The basic execution of the Coldfire contains the standard arithmetic, logical, branch, and move operations. In addition, there are the three Execution Units- Multiply/Accumulate Unit (MAC), Integer Divide Module (IDM), and Floating Point Unit (FPU). MAC is a Floating Point while IDM is an Integer Unit. Hence, the setting in the Processor is for three Floating Point and one Integer Execution Unit.

We have a common name for these modules called UNIT. We associate the UNIT with the FP_1 (standard unit), FP_3 (MAC), FP_2 (FPU), and INT_1 (IDM).

STD: All standard instructions have timing information in the Table.

FPU: We have implemented FPU in this version. The user can select whether to include them in the code or not.

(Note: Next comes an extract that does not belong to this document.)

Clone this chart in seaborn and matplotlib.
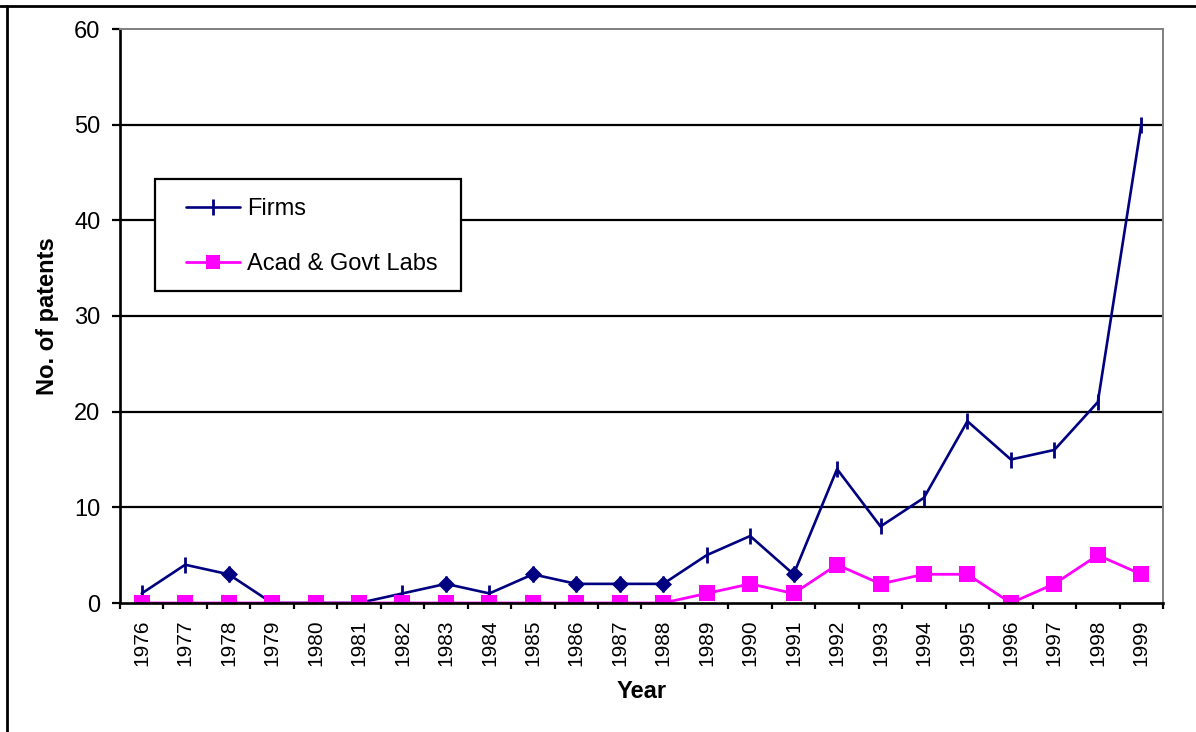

MAC: The list of instructions are in Table 3-1 and the timing information are in Tables 3-2 and 3-3. We have modified some of the names so that they are concise.

IDM: DIVS and DIVU. As these have different timing based on the data type and we use the uniform distribution for the timing.

Operation and Data Stimulus

The incoming data from the camera, audio or other sensors are fed into this hardware unit that does all the Stream reservation and the Ethernet processing. If the user wants to add additional load to each packet, simply add additional tasks in the Instruction_Mix_Table.

Why does the actual software code not impact the performance analysis? Why is the percentage of instruction sufficient?

Ans: We have tried multiple experiments to prove this aspect. We have three variations:

Current model.
Disconnect the DMA activity and generate transactions to the Processor.
Modify the percentage of instruction of each type within a task.
Modify the pipeline to be nine stages and eliminate the extra queuing items.

Response:

You notice that the DMA has the greatest impact. This drops the MIPS to 1.2.
The combination of instructions in the code does have an impact and it ranges from 16-21.5 MIPS.
Rearranging the pipeline does not have sufficient impact.